STATED EXERCISE: Write out the material exactly, without any of its pictures.

SUPPLIED INFORMATION:
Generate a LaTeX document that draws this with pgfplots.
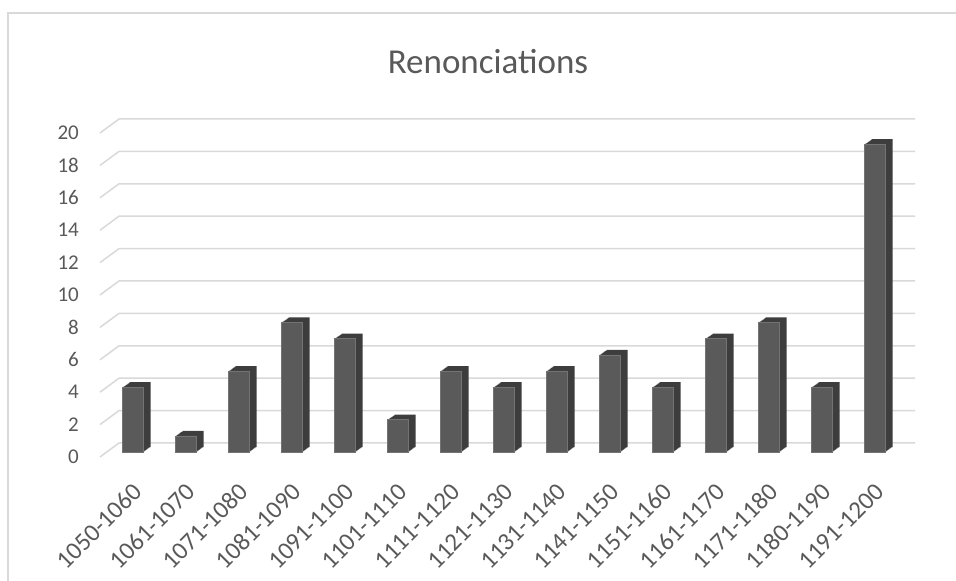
\documentclass[border=0pt]{standalone}
\usepackage{fontspec}
\setmainfont{Carlito}
\usepackage{pgfplots}
\usepackage{pgfplotstable}
\pgfplotsset{compat=1.18}
\definecolor{txt}{HTML}{595959}
\definecolor{gridc}{HTML}{D9D9D9}
\definecolor{barfront}{HTML}{5A5A5A}
\definecolor{barside}{HTML}{3D3D3D}
\pgfplotstableread{
x y
0 4
1 1
2 5
3 8
4 7
5 2
6 5
7 4
8 5
9 6
10 4
11 7
12 8
13 4
14 19
}\data
\begin{document}
\begin{tikzpicture}[x=1pt,y=1pt]
\useasboundingbox (0,0) rectangle (956,581);
\draw[gridc, line width=1.3pt] (8,-100) -- (8,568) -- (1000,568);
\node[txt, font=\fontsize{35}{40}\selectfont] at (488,519) {Renonciations};
\begin{axis}[
  at={(106.5pt,129pt)}, anchor=south west,
  scale only axis, width=795pt, height=324pt,
  xmin=-0.5, xmax=14.5, ymin=0, ymax=20,
  clip=false,
  axis line style={draw=none},
  major tick length=0pt,
  xtick={0,...,14},
  xticklabels={1050-1060,1061-1070,1071-1080,1081-1090,1091-1100,1101-1110,1111-1120,1121-1130,1131-1140,1141-1150,1151-1160,1161-1170,1171-1180,1180-1190,1191-1200},
  ytick={0,2,...,20},
  /pgf/number format/assume math mode=true,
  yticklabel style={font=\fontsize{21}{25}\selectfont, text=txt, anchor=east, inner sep=0pt, xshift=-27.5pt, yshift=-5pt},
  xticklabel style={font=\fontsize{25}{29}\selectfont, text=txt, inner sep=0pt, xshift=4.6pt, yshift=-35.6pt, rotate=45, anchor=east},
]
\pgfplotsinvokeforeach{0,2,...,20}{
  \draw[gridc, line width=1.5pt] ([yshift=-5pt]axis cs:-0.623,#1) -- ([yshift=9pt]axis cs:-0.264,#1) -- ([yshift=9pt]axis cs:14.755,#1);
}
\pgfplotsinvokeforeach{1,...,7}{
  \addplot[ybar, bar width=21pt, bar shift=#1pt, yshift=#1*0.71pt, fill=barside, draw=none] table[x=x,y=y]{\data};
}
\addplot[ybar, bar width=21pt, bar shift=0pt, fill=barfront, draw=barfront!85!white, line width=0.5pt] table[x=x,y=y]{\data};
\end{axis}
\end{tikzpicture}
\end{document}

SOLUTION TO THE PROBLEM:
Generate a LaTeX document that draws this with pgfplots.
\documentclass[border=0pt]{standalone}
\usepackage{fontspec}
\setmainfont{Carlito}
\usepackage{pgfplots}
\usepackage{pgfplotstable}
\pgfplotsset{compat=1.18}
\definecolor{txt}{HTML}{595959}
\definecolor{gridc}{HTML}{D9D9D9}
\definecolor{barfront}{HTML}{5A5A5A}
\definecolor{barside}{HTML}{3D3D3D}
\pgfplotstableread{
x y
0 4
1 1
2 5
3 8
4 7
5 2
6 5
7 4
8 5
9 6
10 4
11 7
12 8
13 4
14 19
}\data
\begin{document}
\begin{tikzpicture}[x=1pt,y=1pt]
\useasboundingbox (0,0) rectangle (956,581);
\draw[gridc, line width=1.3pt] (8,-100) -- (8,568) -- (1000,568);
\node[txt, font=\fontsize{35}{40}\selectfont] at (488,519) {Renonciations};
\begin{axis}[
  at={(106.5pt,129pt)}, anchor=south west,
  scale only axis, width=795pt, height=324pt,
  xmin=-0.5, xmax=14.5, ymin=0, ymax=20,
  clip=false,
  axis line style={draw=none},
  major tick length=0pt,
  xtick={0,...,14},
  xticklabels={1050-1060,1061-1070,1071-1080,1081-1090,1091-1100,1101-1110,1111-1120,1121-1130,1131-1140,1141-1150,1151-1160,1161-1170,1171-1180,1180-1190,1191-1200},
  ytick={0,2,...,20},
  /pgf/number format/assume math mode=true,
  yticklabel style={font=\fontsize{21}{25}\selectfont, text=txt, anchor=east, inner sep=0pt, xshift=-27.5pt, yshift=-5pt},
  xticklabel style={font=\fontsize{25}{29}\selectfont, text=txt, inner sep=0pt, xshift=4.6pt, yshift=-35.6pt, rotate=45, anchor=east},
]
\pgfplotsinvokeforeach{0,2,...,20}{
  \draw[gridc, line width=1.5pt] ([yshift=-5pt]axis cs:-0.623,#1) -- ([yshift=9pt]axis cs:-0.264,#1) -- ([yshift=9pt]axis cs:14.755,#1);
}
\pgfplotsinvokeforeach{1,...,7}{
  \addplot[ybar, bar width=21pt, bar shift=#1pt, yshift=#1*0.71pt, fill=barside, draw=none] table[x=x,y=y]{\data};
}
\addplot[ybar, bar width=21pt, bar shift=0pt, fill=barfront, draw=barfront!85!white, line width=0.5pt] table[x=x,y=y]{\data};
\end{axis}
\end{tikzpicture}
\end{document}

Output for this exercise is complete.